If you're interested in learning Python, don't start here. If you've got some programming background already, Guido's tutorial (which comes bundled with the Python download) will be enough to get you rolling. I personally recommend all of O'Reilly's books on the subject (_Learning Python_ for the absolute beginner, Mark Lutz's idiosyncratic but highly useful _Programming Python_ for the next level up, the magisterial _Python Cookbook_ for pretty much anybody, and the _Nutshell_ book to be placed permanently next to your keyboard). There are others as well, and after you've gotten started, you'll be a better judge than I am of what will be most useful to you. (But I'd skip the vastly overpriced and not-very-deep _Python Programming Patterns_ unless you can buy it used.)
This one's for later; although it does offer some beginning instruction in Python, it isn't really an introductory book. However, if you do any text processing with Python -- which you almost undoubtedly do if you use Python at all -- then you _do_ want this book even if you don't know it yet.
Most of what you'll want to know is in chapter two, which sets out the basics of string processing in Python. The other, fancier stuff in the later chapters may be handy sometimes, but author David Mertz himself will tell you not to overcomplicate things; if you can do what you need to do using string operations, do so.
Read the rest of it too, though. There's good stuff here on e.g. regular expressions and parsing that you'll find interesting and possibly useful. Just don't rush out and start trying to apply it when it isn't necessary.

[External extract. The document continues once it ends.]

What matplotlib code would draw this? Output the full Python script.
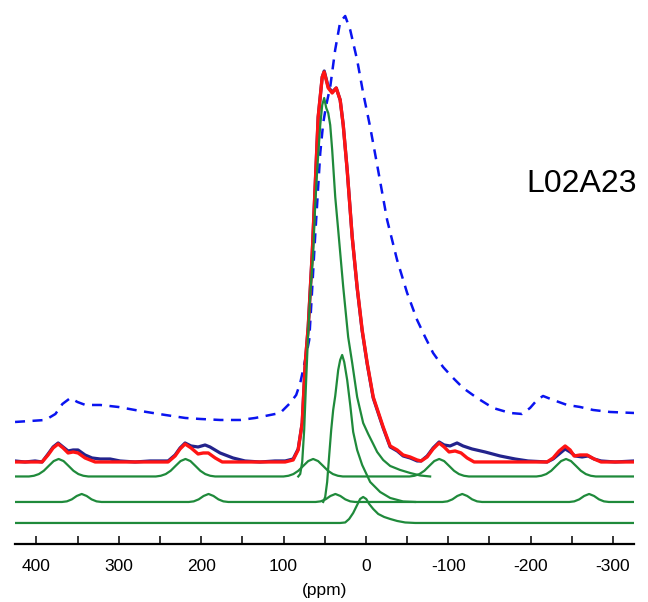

Mertz is an excellent teacher. He tends to approach things from a foundation of "functional programming" -- of which I'm not particularly a fan, but he has a healthy sense of its limitations and his comments on the subject are refreshing. (If you're interested in functional programming, get a book on Haskell, which is actually a very cool language. But me, I like imperative languages just fine and I don't have any problem with "side effects" as long as they're deliberate or at least controlled.) At any rate, Mertz won't lock you in to a functional approach, but he will teach you some function-oriented stuff that will be useful to you no matter what your preferred programming style.
And his exposition is well organized and wonderfully lucid. If you're the sort of person who likes books that have a chapter zero, you'll enjoy his style.
Unless you have a strong programming background, then, you probably won't want to start your Python bookshelf with this one. But I recommend making it one of your first five.
Mertz is an exceptionally smart guy. A few of the things in this book were over my head, but most of it was not. He offers terrific insights into programming in general, and probably the best Python overview / tutorial I have ever seen (in one of the Appendices).